Exercise brief: Locate each line of the material that contains "this", then return it.
#### Source data ####
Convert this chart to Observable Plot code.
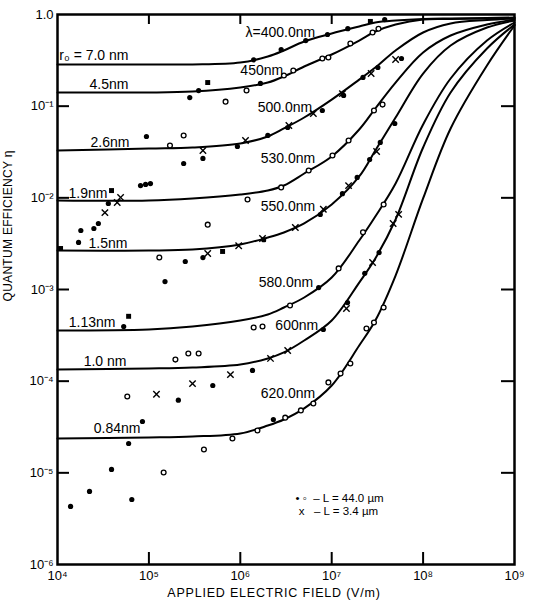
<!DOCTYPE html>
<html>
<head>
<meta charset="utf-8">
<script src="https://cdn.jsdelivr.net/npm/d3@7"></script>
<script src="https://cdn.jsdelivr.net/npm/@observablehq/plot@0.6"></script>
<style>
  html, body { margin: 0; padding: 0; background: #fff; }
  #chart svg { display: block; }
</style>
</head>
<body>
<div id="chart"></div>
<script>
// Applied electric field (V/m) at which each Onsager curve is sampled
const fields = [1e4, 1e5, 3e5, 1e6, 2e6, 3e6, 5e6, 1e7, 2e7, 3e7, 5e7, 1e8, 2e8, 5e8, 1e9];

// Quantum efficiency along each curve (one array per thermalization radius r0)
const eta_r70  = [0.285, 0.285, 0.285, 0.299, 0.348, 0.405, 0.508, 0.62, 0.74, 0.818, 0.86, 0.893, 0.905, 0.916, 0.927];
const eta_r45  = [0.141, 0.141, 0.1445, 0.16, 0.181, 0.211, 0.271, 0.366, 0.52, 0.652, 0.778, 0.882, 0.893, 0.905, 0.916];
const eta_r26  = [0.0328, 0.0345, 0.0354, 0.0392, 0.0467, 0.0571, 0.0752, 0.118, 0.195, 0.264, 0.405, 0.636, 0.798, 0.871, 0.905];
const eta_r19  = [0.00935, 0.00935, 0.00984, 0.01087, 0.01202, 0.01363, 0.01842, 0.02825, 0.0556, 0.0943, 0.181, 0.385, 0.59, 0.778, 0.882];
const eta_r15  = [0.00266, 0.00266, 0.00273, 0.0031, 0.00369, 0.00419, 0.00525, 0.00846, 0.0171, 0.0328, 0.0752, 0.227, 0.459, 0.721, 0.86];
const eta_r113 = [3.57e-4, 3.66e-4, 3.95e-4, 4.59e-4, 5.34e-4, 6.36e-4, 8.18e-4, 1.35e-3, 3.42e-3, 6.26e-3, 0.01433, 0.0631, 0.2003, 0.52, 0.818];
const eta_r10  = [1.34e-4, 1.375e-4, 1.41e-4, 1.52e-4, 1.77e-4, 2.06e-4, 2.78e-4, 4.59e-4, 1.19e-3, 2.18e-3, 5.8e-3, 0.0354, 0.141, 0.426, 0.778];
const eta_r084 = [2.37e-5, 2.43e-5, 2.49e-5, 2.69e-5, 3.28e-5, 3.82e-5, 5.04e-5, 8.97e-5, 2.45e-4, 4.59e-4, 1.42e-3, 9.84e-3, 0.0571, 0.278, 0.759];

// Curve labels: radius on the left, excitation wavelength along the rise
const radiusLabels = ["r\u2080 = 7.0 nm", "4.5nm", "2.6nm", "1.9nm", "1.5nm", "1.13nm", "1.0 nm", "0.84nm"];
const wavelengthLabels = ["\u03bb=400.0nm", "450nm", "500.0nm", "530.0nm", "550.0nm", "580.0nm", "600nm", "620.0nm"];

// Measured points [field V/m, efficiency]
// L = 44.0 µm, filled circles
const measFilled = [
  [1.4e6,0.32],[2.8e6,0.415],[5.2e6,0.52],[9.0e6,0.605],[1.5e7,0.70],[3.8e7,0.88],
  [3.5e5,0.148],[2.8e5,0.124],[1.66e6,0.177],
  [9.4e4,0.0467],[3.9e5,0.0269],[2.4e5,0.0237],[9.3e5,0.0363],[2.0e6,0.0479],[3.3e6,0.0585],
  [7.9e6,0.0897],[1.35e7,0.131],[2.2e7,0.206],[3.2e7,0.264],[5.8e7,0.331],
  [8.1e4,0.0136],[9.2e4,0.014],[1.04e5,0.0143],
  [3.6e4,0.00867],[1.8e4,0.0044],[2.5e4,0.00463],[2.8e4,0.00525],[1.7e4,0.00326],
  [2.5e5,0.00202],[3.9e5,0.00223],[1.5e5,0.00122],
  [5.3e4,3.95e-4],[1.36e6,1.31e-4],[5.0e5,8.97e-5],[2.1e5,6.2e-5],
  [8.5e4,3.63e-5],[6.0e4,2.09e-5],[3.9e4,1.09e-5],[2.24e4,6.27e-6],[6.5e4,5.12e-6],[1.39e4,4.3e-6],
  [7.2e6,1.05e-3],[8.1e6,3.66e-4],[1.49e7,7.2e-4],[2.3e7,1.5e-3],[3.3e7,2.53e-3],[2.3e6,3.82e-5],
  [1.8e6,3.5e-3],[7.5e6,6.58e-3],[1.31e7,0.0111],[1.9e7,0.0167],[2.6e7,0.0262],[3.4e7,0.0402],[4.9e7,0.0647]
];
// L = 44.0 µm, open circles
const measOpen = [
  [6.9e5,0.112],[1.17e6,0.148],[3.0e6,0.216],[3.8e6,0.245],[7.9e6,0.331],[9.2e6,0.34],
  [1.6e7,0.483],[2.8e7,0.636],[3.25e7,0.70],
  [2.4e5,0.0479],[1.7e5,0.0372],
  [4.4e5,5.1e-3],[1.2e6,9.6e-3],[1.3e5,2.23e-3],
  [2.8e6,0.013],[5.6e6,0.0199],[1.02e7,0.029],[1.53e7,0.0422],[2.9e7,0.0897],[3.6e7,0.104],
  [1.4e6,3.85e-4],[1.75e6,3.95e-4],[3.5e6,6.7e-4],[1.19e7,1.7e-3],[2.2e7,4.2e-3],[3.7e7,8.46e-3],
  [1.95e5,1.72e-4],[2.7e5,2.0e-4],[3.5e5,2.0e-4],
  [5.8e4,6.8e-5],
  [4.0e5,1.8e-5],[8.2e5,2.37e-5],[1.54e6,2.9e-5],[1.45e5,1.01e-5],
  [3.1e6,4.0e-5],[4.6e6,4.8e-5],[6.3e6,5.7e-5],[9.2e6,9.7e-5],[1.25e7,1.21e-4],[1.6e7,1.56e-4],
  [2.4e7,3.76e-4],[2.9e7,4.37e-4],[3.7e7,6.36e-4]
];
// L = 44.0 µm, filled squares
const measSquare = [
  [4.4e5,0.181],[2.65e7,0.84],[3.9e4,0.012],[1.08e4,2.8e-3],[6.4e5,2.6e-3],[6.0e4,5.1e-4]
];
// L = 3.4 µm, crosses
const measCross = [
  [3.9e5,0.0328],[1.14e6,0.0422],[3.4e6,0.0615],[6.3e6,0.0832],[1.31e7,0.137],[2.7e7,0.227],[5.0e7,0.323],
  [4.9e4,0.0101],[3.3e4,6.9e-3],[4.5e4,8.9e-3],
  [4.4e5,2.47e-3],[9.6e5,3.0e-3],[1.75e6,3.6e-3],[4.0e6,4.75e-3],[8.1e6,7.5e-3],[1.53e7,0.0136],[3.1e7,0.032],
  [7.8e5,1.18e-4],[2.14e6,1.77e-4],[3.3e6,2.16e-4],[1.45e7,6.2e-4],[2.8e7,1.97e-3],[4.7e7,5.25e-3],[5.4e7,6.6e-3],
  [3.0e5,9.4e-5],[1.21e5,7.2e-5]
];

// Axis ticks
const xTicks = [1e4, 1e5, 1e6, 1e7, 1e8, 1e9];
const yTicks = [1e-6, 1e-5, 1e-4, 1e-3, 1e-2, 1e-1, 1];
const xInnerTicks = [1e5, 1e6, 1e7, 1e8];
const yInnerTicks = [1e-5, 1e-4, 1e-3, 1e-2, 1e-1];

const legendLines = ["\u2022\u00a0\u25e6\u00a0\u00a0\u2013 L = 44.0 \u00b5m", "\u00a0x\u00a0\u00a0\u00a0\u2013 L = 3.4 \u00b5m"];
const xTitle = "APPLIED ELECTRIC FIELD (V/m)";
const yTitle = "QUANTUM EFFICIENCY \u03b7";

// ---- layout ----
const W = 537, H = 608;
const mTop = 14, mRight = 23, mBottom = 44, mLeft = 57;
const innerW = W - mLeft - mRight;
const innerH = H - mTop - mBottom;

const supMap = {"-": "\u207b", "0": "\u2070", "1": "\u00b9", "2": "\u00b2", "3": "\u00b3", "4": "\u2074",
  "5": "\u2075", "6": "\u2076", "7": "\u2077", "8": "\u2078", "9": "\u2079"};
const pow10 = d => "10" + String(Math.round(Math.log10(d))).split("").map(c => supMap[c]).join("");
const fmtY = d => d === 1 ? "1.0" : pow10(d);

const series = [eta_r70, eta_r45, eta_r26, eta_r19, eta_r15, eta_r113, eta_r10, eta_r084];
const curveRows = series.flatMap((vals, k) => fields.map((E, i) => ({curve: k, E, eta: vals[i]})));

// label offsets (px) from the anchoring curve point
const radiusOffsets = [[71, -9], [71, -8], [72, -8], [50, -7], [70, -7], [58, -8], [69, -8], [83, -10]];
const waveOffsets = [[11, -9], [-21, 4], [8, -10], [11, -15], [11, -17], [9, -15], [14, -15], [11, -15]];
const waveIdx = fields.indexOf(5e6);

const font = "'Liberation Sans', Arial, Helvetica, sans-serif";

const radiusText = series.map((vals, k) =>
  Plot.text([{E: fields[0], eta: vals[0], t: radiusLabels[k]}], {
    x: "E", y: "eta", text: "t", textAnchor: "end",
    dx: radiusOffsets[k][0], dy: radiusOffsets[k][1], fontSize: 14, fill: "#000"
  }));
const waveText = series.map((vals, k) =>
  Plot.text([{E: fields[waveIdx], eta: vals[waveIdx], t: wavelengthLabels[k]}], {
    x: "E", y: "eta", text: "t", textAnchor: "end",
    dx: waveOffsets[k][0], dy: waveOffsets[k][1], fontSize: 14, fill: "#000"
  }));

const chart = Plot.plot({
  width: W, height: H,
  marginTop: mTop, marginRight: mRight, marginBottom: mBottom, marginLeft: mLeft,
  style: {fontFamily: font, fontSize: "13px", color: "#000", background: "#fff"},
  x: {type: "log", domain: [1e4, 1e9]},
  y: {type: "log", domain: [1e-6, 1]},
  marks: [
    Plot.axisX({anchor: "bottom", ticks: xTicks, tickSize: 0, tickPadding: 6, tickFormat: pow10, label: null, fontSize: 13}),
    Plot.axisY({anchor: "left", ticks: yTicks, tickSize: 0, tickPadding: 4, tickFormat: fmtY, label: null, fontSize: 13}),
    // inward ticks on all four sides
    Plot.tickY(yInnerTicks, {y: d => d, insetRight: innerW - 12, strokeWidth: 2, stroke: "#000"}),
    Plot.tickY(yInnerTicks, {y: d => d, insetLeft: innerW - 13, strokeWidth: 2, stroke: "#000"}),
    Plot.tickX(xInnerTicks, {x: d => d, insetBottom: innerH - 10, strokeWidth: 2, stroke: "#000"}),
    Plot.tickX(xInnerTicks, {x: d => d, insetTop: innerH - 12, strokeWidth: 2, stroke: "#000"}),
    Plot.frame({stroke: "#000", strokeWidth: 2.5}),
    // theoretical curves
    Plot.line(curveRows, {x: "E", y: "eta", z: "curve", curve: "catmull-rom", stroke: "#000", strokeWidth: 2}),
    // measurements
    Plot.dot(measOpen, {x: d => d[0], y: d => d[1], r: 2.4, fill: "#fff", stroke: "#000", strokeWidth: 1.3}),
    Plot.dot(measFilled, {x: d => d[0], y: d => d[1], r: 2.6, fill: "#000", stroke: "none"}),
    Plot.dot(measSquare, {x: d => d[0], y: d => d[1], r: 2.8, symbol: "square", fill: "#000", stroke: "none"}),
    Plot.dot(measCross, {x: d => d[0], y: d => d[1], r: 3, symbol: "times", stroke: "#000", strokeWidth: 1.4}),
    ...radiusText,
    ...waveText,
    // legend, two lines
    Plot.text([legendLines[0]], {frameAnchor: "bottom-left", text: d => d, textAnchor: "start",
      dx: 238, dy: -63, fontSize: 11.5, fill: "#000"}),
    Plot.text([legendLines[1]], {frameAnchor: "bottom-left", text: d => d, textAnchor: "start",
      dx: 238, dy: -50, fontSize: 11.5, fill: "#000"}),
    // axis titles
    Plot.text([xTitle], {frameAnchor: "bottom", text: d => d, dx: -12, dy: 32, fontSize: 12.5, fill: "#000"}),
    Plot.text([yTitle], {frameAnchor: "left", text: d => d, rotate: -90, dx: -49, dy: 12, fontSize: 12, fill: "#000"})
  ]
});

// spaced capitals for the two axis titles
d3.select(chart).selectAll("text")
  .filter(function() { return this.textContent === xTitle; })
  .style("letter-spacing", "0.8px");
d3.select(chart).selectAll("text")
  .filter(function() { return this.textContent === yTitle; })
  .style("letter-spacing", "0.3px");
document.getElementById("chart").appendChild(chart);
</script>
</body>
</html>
####
Answer for the task:
Convert this chart to Observable Plot code.
  .filter(function() { return this.textContent === xTitle; })
  .filter(function() { return this.textContent === yTitle; })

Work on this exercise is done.